My immediate impression was that he’d just been dumped by a westerner, after being exposed as a parasitic, violent jerk.
After chatting to a few vendors, initially I felt sorry for them. (And I still do as I write this in Aswan in 2013. Hassle here also; have averted 4 pickpocket attempts – watch out for “papyrus sellers”) – cos the vendors who relied on tourism are now really hurting.
There are very few tourists about compared to the swarms back in pre-revolutionary days. I mean, I wish I could buy everything, give everything to everyone – but I can’t.
Having said that I believe alot of these guys – yes, there’re always male – would use the same ruses in good times too.
Most are harmless, even quite-pleasant. Others however are rabid dogs and should be avoided.
But let me say that I did also meet some decent, sincere folks while in Luxor (but those impressions are not as interesting as the idiots).
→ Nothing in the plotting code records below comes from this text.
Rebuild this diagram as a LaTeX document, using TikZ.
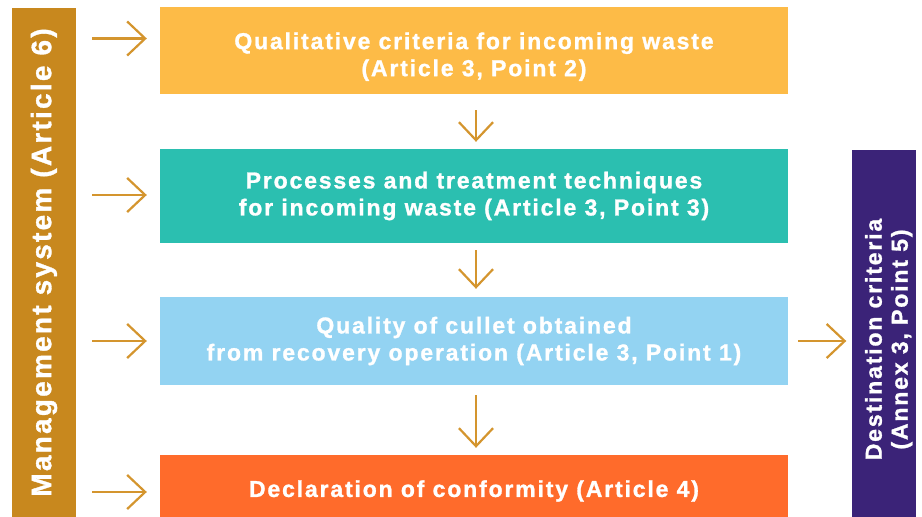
\documentclass[tikz,border=0pt]{standalone}
\usepackage{fontspec}
\setmainfont[LetterSpace=8, BoldFeatures={FakeBold=1.2}]{Liberation Sans}
\usetikzlibrary{arrows.meta, positioning}

\definecolor{mgmtgold}{HTML}{C8881E}
\definecolor{crityellow}{HTML}{FDBB47}
\definecolor{procteal}{HTML}{2BBFB0}
\definecolor{culletblue}{HTML}{93D3F2}
\definecolor{declorange}{HTML}{FF6B2B}
\definecolor{destpurple}{HTML}{3B2378}
\definecolor{flowgold}{HTML}{D4952E}

\begin{document}
\begin{tikzpicture}[x=1pt, y=-1pt,
  stage/.style={rectangle, minimum width=628pt, inner sep=0pt, align=center,
                text=white, font=\bfseries\fontsize{23}{27}\selectfont},
  sidebar/.style={rectangle, inner sep=0pt, text=white,
                  font=\bfseries\fontsize{23}{26}\selectfont},
  flow/.style={-{Straight Barb[length=18pt, width=34pt]}, line width=2.2pt, flowgold}
]
\useasboundingbox (0,0) rectangle (922,517);

\node[sidebar, fill=mgmtgold, minimum width=64pt, minimum height=509pt,
      font=\bfseries\fontsize{28}{32}\selectfont] (mgmt) at (44,262.5)
     {\rotatebox{90}{Management system (Article 6)}};
\node[sidebar, fill=destpurple, minimum width=63pt, minimum height=367pt] (dest) at (883.5,333.5)
     {\hspace*{12pt}\rotatebox{90}{\begin{tabular}{@{}c@{}}Destination criteria\\(Annex 3, Point 5)\end{tabular}\hspace*{12pt}}};

\node[stage, fill=crityellow, minimum height=87pt] (qualcrit) at (474,50.5)
     {\rule{0pt}{29pt}Qualitative criteria for incoming waste\\(Article 3, Point 2)};
\node[stage, fill=procteal, minimum height=94pt] (process) at (474,196)
     {Processes and treatment techniques\\for incoming waste (Article 3, Point 3)};
\node[stage, fill=culletblue, minimum height=88pt] (cullet) at (474,341)
     {Quality of cullet obtained\\from recovery operation (Article 3, Point 1)};
\node[stage, fill=declorange, minimum height=72pt] (declar) at (474,491)
     {Declaration of conformity (Article 4)};

\foreach \stg/\dy in {qualcrit/12, process/1, cullet/0, declar/-1}
  \draw[flow] ([xshift=16pt, yshift=\dy pt]mgmt.east |- \stg.west)
           -- ([xshift=-13pt, yshift=\dy pt]\stg.west);

\draw[flow, shorten <=16pt, shorten >=7pt] ([xshift=2pt]qualcrit.south) -- ([xshift=2pt]process.north);
\draw[flow, shorten <=7pt, shorten >=8pt] ([xshift=2pt]process.south) -- ([xshift=2pt]cullet.north);
\draw[flow, shorten <=10pt, shorten >=7pt] ([xshift=2pt]cullet.south) -- ([xshift=2pt]declar.north);
\draw[flow, shorten <=10pt, shorten >=5pt] (cullet.east) -- (cullet.east -| dest.west);
\end{tikzpicture}
\end{document}
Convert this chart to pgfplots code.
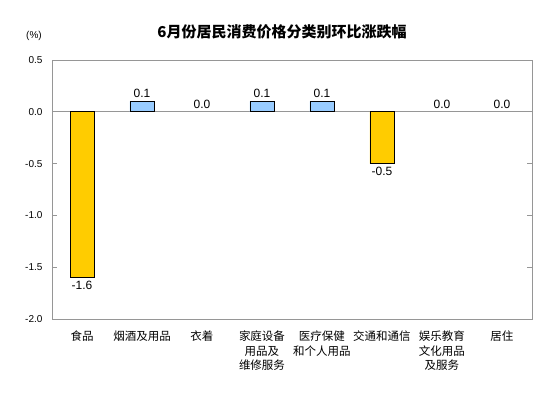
\documentclass[border=0pt]{standalone}
\usepackage{pgfplots}
\pgfplotsset{compat=1.18}
\usepackage{fontspec}
\setmainfont{Liberation Sans}
\newfontfamily\cjk{Noto Sans CJK SC}
\definecolor{baryellow}{RGB}{255,204,0}
\definecolor{barblue}{RGB}{153,204,255}
\definecolor{axgray}{RGB}{150,150,150}
\begin{document}
\begin{tikzpicture}
\path[use as bounding box] (0,0) rectangle (554pt,398pt);
\begin{axis}[
  at={(52pt,79pt)}, anchor=south west,
  scale only axis, width=480pt, height=259pt,
  xmin=-0.5, xmax=7.5, ymin=-2, ymax=0.5,
  ytick={-2,-1.5,-1,-0.5,0,0.5},
  /pgf/number format/assume math mode=true,
  yticklabel={\pgfmathprintnumber[fixed,fixed zerofill,precision=1]{\tick}},
  yticklabel style={font=\fontsize{10}{10}\selectfont, xshift=-6pt},
  xtick={0,1,2,3,4,5,6,7},
  xticklabels={食品,烟酒及用品,衣着,家庭设备\\用品及\\维修服务,医疗保健\\和个人用品,交通和通信,娱乐教育\\文化用品\\及服务,居住},
  xticklabel style={font=\cjk\fontsize{11.5}{14.5}\selectfont, align=center, anchor=north, yshift=-4pt},
  x tick style={draw=none},
  y tick style={axgray, line width=0.8pt},
  tick align=inside, major tick length=4.5pt,
  axis line style={axgray, line width=0.8pt},
  extra y ticks={0}, extra y tick labels={},
  extra y tick style={grid=major, major grid style={axgray, line width=0.8pt}},
  ybar, bar width=24pt, bar shift=0pt,
  nodes near coords={\pgfmathprintnumber[fixed,fixed zerofill,precision=1]{\pgfplotspointmeta}},
  nodes near coords style={font=\fontsize{12}{12}\selectfont},
  clip=false,
]
\addplot[fill=baryellow, draw=black, line width=0.8pt] coordinates {(0,-1.6) (5,-0.5)};
\addplot[fill=barblue, draw=black, line width=0.8pt] coordinates {(1,0.1) (3,0.1) (4,0.1)};
\addplot[draw=none, fill=none] coordinates {(2,0.0) (6,0.0) (7,0.0)};
\end{axis}
\node[font=\cjk\bfseries\fontsize{15}{15}\selectfont] at (282pt,366pt) {6月份居民消费价格分类别环比涨跌幅};
\node[font=\fontsize{10}{10}\selectfont] at (34pt,362pt) {(\%)};
\end{tikzpicture}
\end{document}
Actually, it’s my second time in Luxor.
And it’s gotten much worse. In fact, I don’t recall any major hassles last time.
It was back in 1995.
I was 28 and took a donkey across the West Bank farmlands and over to the desert mountains trails to the Valley of the Kings. teamed up with a Danish guy, drinking whisky and coke all the way (during Ramadan) and ended up having a romance in Luxor, with a wonderful, 42-year-old Belgium babe.
Last time, Luxor was romantic for me.
But this time I focused more on monuments, solitude, and deflecting offers to relieve me of my money. Next time, it will be a different experience again.
LUXOR TRAVEL ADVICE – Avoiding touts and over-charging
The barrage of selling and hustling all day gets annoying and tiresome fast and being nice to everyone that obviously only wants your money is foolish (and if you’re female – then it’s your money and your body).
What to do?
If not interested in purchasing or chatting … then best to ignore them and keep walking.
But others are quite nice and deserve a smile or a Hello or a simple reply in Arabic: La Soukran = No, Thank You. (But with the latter they are bound to say, “You speak good Arabic” and try and rope you further into conversation.)
Unfortunately as a last resort, some only understand a snarl or a torrent of abuse. I use all methods depending mood or situation.
For (some) independant, solitary travellers a group tour might be the sanest option.
Avoid walking popular tourist streets during the evening (when every jackass hustler is out and about).
Most Luxor sales people seem to think all tourists are from same tribe – the endless-money tribe.
So whether you’re a rolex-wearing 5-star dude or a scruffy backpacker, the price will always be inflated.
Bargain. Accept. Or move on and find a honest vendor (they are here, too).
Some shop owners refuse to give the real price.
(Having said this if you don’t care it will usually only mean 1-2 extra pounds on each item). However, supermarkets – with barcode cashiers – are often the only places to get true Egyptian prices. There’s a great supermarket near the train station.
A couple of okay bottle stores are in this area, too. Just ignore the taxis guys here.
ALWAYS ASK PRICES FIRST – for any goods and service. Then confirm it again. And check that there’s no extra fees.
Lastly, enjoy the sights of Ancient Thebes while in Luxor. Relax. Remember, touts aren’t the only game in town.